Не ошибся мальчишка с изменчивыми глазами удэши. Но поблагодарить его можно будет и позже, а пока Белый мог только дышать, выдыхать из груди переполняющее ее пламя, силу, чувствовать, как бьет в лицо горячий ветер, видеть, как мощно взмахивают, попирая его, огненные крылья. И плавиться, когда шеи коснулись сухие губы.

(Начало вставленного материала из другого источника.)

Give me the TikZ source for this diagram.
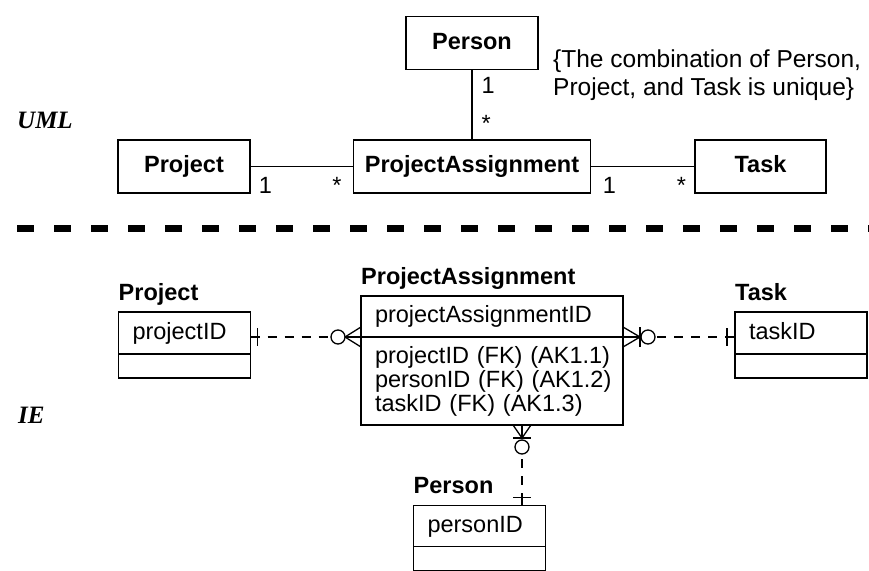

Конь растаял где-то там же, на обочине, так же незаметно, как и появился. Белому было все равно: Керс наконец был рядом. Настолько рядом, насколько хотелось, позволял прикоснуться, прижать, нашарить эти ярко очерченные губы, которые уже столько времени спать не давали. Целовался как в последний раз — или первый? Керс перечеркивал все, что было до, безжалостно выжигал, оставляя ровно одно: себя. И непонятно было, когда перекатились по пыльной траве, и Керс уже был сверху, вжимал в эту траву властно и жестко, позволяя только чувствовать, а дышать Белый и вовсе забывал, пока не отстранялись вынимающие душу губы, давая сделать судорожный вдох — и снова провалиться в поцелуй. И даже не было страшно от того, что без слов заявлялось.